In the lines below, output everything from the first line through the line containing "x_ticks = [0, 10, 20, 30, 40, 50, 60, 70]" exactly as it is. Pictures are not part of the output.

(Items listed in a dataset)
• • • • • • •

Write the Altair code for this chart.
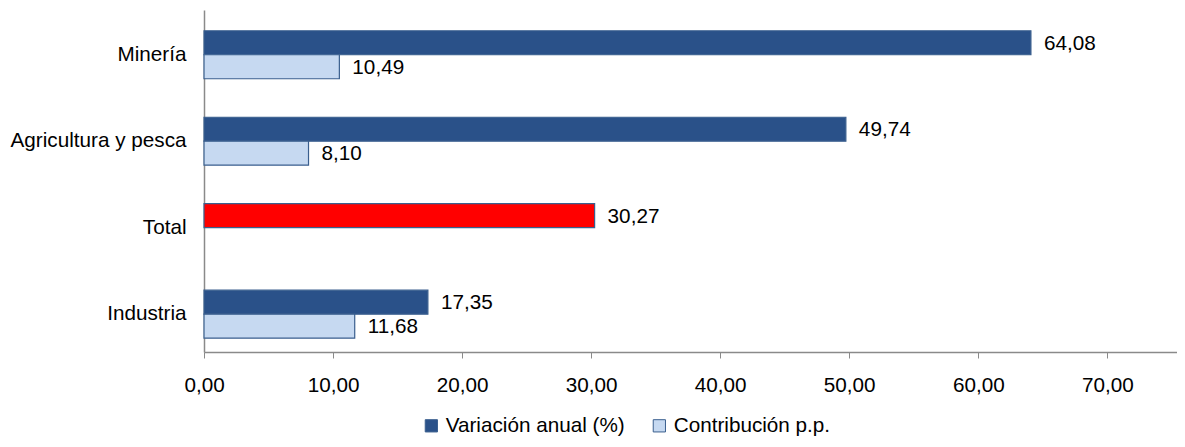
import altair as alt
import pandas as pd

categories = ["Minería", "Agricultura y pesca", "Total", "Industria"]
series_names = ["Variación anual (%)", "Contribución p.p."]
variacion = [64.08, 49.74, 30.27, 17.35]
contribucion = [10.49, 8.10, None, 11.68]
x_ticks = [0, 10, 20, 30, 40, 50, 60, 70]

rows = []
for c, v, k in zip(categories, variacion, contribucion):
    rows.append({"cat": c, "series": series_names[0], "value": v})
    if k is not None:
        rows.append({"cat": c, "series": series_names[1], "value": k})
df = pd.DataFrame(rows)
df["label"] = df["value"].map(lambda v: f"{v:.2f}".replace(".", ","))

FONT = "Liberation Sans"
FS = 20.7
DARK = "#2A5189"
LIGHT = "#C6D9F1"
EDGE = "#3A5F8E"

y_enc = alt.Y(
    "cat:N",
    sort=categories,
    title=None,
    scale=alt.Scale(paddingInner=0.445, paddingOuter=0.2, align=0.6),
    axis=alt.Axis(
        ticks=False,
        labelFontSize=FS,
        labelFont=FONT,
        labelColor="#000000",
        labelPadding=18,
        domainColor="#8a8a8a",
        domainWidth=1.5,
    ),
)
yoff = alt.YOffset("series:N", sort=series_names, scale=alt.Scale(paddingInner=0, paddingOuter=0))
x_enc = alt.X(
    "value:Q",
    title=None,
    scale=alt.Scale(domain=[0, 75.4], nice=False),
    axis=alt.Axis(
        values=x_ticks,
        grid=False,
        labelExpr="replace(format(datum.value, '.2f'), '.', ',')",
        labelFontSize=FS,
        labelFont=FONT,
        labelColor="#000000",
        labelFlush=False,
        tickSize=6,
        tickColor="#8a8a8a",
        domainColor="#8a8a8a",
        domainWidth=1.5,
        labelPadding=17,
    ),
)

bars = alt.Chart(df).mark_bar(stroke=EDGE, strokeWidth=1.2).encode(
    y=y_enc,
    yOffset=yoff,
    x=x_enc,
    color=alt.condition(
        alt.datum.cat == "Total",
        alt.value("#FF0000"),
        alt.Color(
            "series:N",
            sort=series_names,
            scale=alt.Scale(domain=series_names, range=[DARK, LIGHT]),
            legend=alt.Legend(
                title=None,
                orient="none",
                direction="horizontal",
                legendX=217,
                legendY=405,
                symbolType="square",
                symbolSize=150,
                symbolStrokeColor=EDGE,
                symbolStrokeWidth=1,
                labelFontSize=FS,
                labelFont=FONT,
                labelColor="#000000",
                labelLimit=400,
                columnPadding=24,
                labelOffset=4,
                padding=0,
            ),
        ),
    ),
)

labels = alt.Chart(df).mark_text(
    align="left", baseline="middle", dx=13, dy=1, fontSize=FS, font=FONT, color="#000000"
).encode(
    y=alt.Y("cat:N", sort=categories),
    yOffset=alt.YOffset("series:N", sort=series_names),
    x="value:Q",
    text="label:N",
)

chart = (
    alt.layer(bars, labels)
    .properties(
        width=973,
        height=342,
        autosize=alt.AutoSizeParams(type="none"),
        padding={"left": 196, "top": 2, "right": 0, "bottom": 87},
    )
    .configure_view(stroke=None)
)

chart.save("out.html", embed_options={"renderer": "svg", "actions": False})
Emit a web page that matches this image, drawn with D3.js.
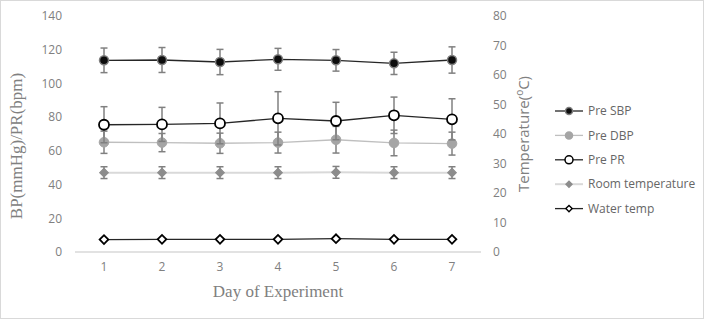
<!DOCTYPE html>
<html><head><meta charset="utf-8">
<script src="https://cdn.jsdelivr.net/npm/d3@7/dist/d3.min.js"></script>
<style>body{margin:0;background:#fff}svg{display:block}</style>
</head><body>
<svg id="c" width="704" height="319"></svg>
<script>
const days = [1,2,3,4,5,6,7];
const leftTicks = [0,20,40,60,80,100,120,140];
const rightTicks = [0,10,20,30,40,50,60,70,80];
const preSBP = [113.7,113.9,112.7,114.3,113.7,111.9,113.9];
const preSBPErr = [7.3,7.4,7.5,6.5,6.4,6.6,7.8];
const preDBP = [65.1,64.9,64.5,64.9,66.6,64.7,64.3];
const preDBPErr = [6.6,5.4,6.0,6.2,7.9,7.6,6.8];
const prePR = [75.5,75.7,76.3,79.3,77.7,81.1,78.7];
const prePRErr = [10.7,10.1,12.1,15.8,11.1,10.8,12.2];
const roomTemp = [26.9,26.9,26.9,26.9,27.0,26.9,26.9];
const roomTempErr = [2.0,2.0,2.0,2.0,2.0,2.0,2.0];
const waterTemp = [4.2,4.3,4.3,4.3,4.5,4.3,4.3];

const svg = d3.select("#c");
svg.append("rect").attr("x",0.5).attr("y",0.5).attr("width",703).attr("height",318)
  .attr("fill","#fff").attr("stroke","#d9d9d9");

const x = d3.scaleBand().domain(days).range([75,481]);
const cx = d => x(d) + x.bandwidth()/2;
const yL = d3.scaleLinear().domain([0,140]).range([252,16]);
const yR = d3.scaleLinear().domain([0,80]).range([252,16]);

const tickFont = "Open Sans, sans-serif";
const gray = "#808080";

svg.append("line").attr("x1",75).attr("x2",481).attr("y1",yL(0)).attr("y2",yL(0))
  .attr("stroke","#d9d9d9").attr("stroke-width",1.3);

const gl = svg.append("g").attr("transform","translate(70,0)")
  .call(d3.axisLeft(yL).tickValues(leftTicks).tickSize(0).tickPadding(8));
gl.select(".domain").remove();
gl.selectAll("text").attr("font-family",tickFont).attr("font-size",12).attr("fill",gray);

const gr = svg.append("g").attr("transform","translate(485,0)")
  .call(d3.axisRight(yR).tickValues(rightTicks).tickSize(0).tickPadding(8));
gr.select(".domain").remove();
gr.selectAll("text").attr("font-family",tickFont).attr("font-size",12).attr("fill",gray);

const gx = svg.append("g").attr("transform","translate(0,252)")
  .call(d3.axisBottom(x).tickSize(0).tickPadding(10));
gx.select(".domain").remove();
gx.selectAll("text").attr("font-family",tickFont).attr("font-size",12).attr("fill",gray);

svg.append("text").attr("transform","translate(22,146) rotate(-90)").attr("text-anchor","middle")
  .attr("font-family","Liberation Serif, serif").attr("font-size",17).attr("fill",gray)
  .text("BP(mmHg)/PR(bpm)");
svg.append("text").attr("x",278).attr("y",297).attr("text-anchor","middle")
  .attr("font-family","Liberation Serif, serif").attr("font-size",17).attr("fill",gray)
  .text("Day of Experiment");
const rt = svg.append("text").attr("transform","translate(529,134) rotate(-90)").attr("text-anchor","middle")
  .attr("font-family",tickFont).attr("font-size",15).attr("fill",gray);
rt.append("tspan").text("Temperature(");
rt.append("tspan").attr("font-size",10).attr("dy",-6).text("o");
rt.append("tspan").attr("dy",6).text("C)");

function errBars(vals, errs, y, color){
  const g = svg.append("g").attr("stroke",color).attr("stroke-width",1.5).attr("fill","none");
  days.forEach((d,i)=>{
    const X = cx(d), t = y(vals[i]+errs[i]), b = y(vals[i]-errs[i]);
    g.append("line").attr("x1",X).attr("x2",X).attr("y1",t).attr("y2",b);
    g.append("line").attr("x1",X-3.5).attr("x2",X+3.5).attr("y1",t).attr("y2",t);
    g.append("line").attr("x1",X-3.5).attr("x2",X+3.5).attr("y1",b).attr("y2",b);
  });
}
function seriesLine(vals, y, color, w){
  svg.append("path").datum(vals).attr("fill","none").attr("stroke",color).attr("stroke-width",w)
    .attr("d", d3.line().x((v,i)=>cx(days[i])).y(v=>y(v)));
}
function circles(vals, y, r, fill, stroke, sw){
  svg.append("g").selectAll("circle").data(vals).join("circle")
    .attr("cx",(v,i)=>cx(days[i])).attr("cy",v=>y(v)).attr("r",r)
    .attr("fill",fill).attr("stroke",stroke).attr("stroke-width",sw);
}
function diamonds(vals, y, size, fill, stroke, sw){
  svg.append("g").selectAll("path").data(vals).join("path")
    .attr("d", d3.symbol().type(d3.symbolSquare).size(size)())
    .attr("transform",(v,i)=>`translate(${cx(days[i])},${y(v)}) rotate(45)`)
    .attr("fill",fill).attr("stroke",stroke).attr("stroke-width",sw);
}

seriesLine(roomTemp, yR, "#d9d9d9", 2);
errBars(roomTemp, roomTempErr, yR, gray);
diamonds(roomTemp, yR, 38, "#8c8c8c", "#8c8c8c", 1);
seriesLine(waterTemp, yR, "#262626", 1.3);
diamonds(waterTemp, yR, 38, "#fff", "#000", 1.8);
seriesLine(preDBP, yL, "#bfbfbf", 1.3);
errBars(preDBP, preDBPErr, yL, gray);
circles(preDBP, yL, 4.8, "#a5a5a5", "#a5a5a5", 1);
seriesLine(prePR, yL, "#262626", 1.3);
errBars(prePR, prePRErr, yL, gray);
circles(prePR, yL, 5, "#fff", "#000", 1.8);
seriesLine(preSBP, yL, "#262626", 1.3);
errBars(preSBP, preSBPErr, yL, gray);
circles(preSBP, yL, 4.5, "#0d0d0d", "#7f7f7f", 1.5);

const legend = [
  {name:"Pre SBP", line:"#262626", type:"c", fill:"#0d0d0d", stroke:"#7f7f7f", r:3.5},
  {name:"Pre DBP", line:"#bfbfbf", type:"c", fill:"#a5a5a5", stroke:"#a5a5a5", r:3.5},
  {name:"Pre PR", line:"#262626", type:"c", fill:"#fff", stroke:"#000", r:4},
  {name:"Room temperature", line:"#d9d9d9", type:"d", fill:"#8c8c8c", stroke:"#8c8c8c", s:18},
  {name:"Water temp", line:"#262626", type:"d", fill:"#fff", stroke:"#000", s:20}
];
const lg = svg.append("g");
legend.forEach((L,i)=>{
  const yy = 111 + i*24.4;
  lg.append("line").attr("x1",555).attr("x2",583).attr("y1",yy).attr("y2",yy)
    .attr("stroke",L.line).attr("stroke-width",L.line==="#d9d9d9"?2:1.3);
  if(L.type==="c"){
    lg.append("circle").attr("cx",569).attr("cy",yy).attr("r",L.r)
      .attr("fill",L.fill).attr("stroke",L.stroke).attr("stroke-width",1.5);
  } else {
    lg.append("path").attr("d",d3.symbol().type(d3.symbolSquare).size(L.s)())
      .attr("transform",`translate(569,${yy}) rotate(45)`)
      .attr("fill",L.fill).attr("stroke",L.stroke).attr("stroke-width",1.4);
  }
  lg.append("text").attr("x",588).attr("y",yy).attr("dy","0.35em")
    .attr("font-family",tickFont).attr("font-size",12).attr("fill","#666").text(L.name);
});
</script>
</body></html>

• • • • • • •

> _Solution below_:
Write the Altair code for this chart.
import altair as alt
import pandas as pd

categories = ["Minería", "Agricultura y pesca", "Total", "Industria"]
series_names = ["Variación anual (%)", "Contribución p.p."]
variacion = [64.08, 49.74, 30.27, 17.35]
contribucion = [10.49, 8.10, None, 11.68]
x_ticks = [0, 10, 20, 30, 40, 50, 60, 70]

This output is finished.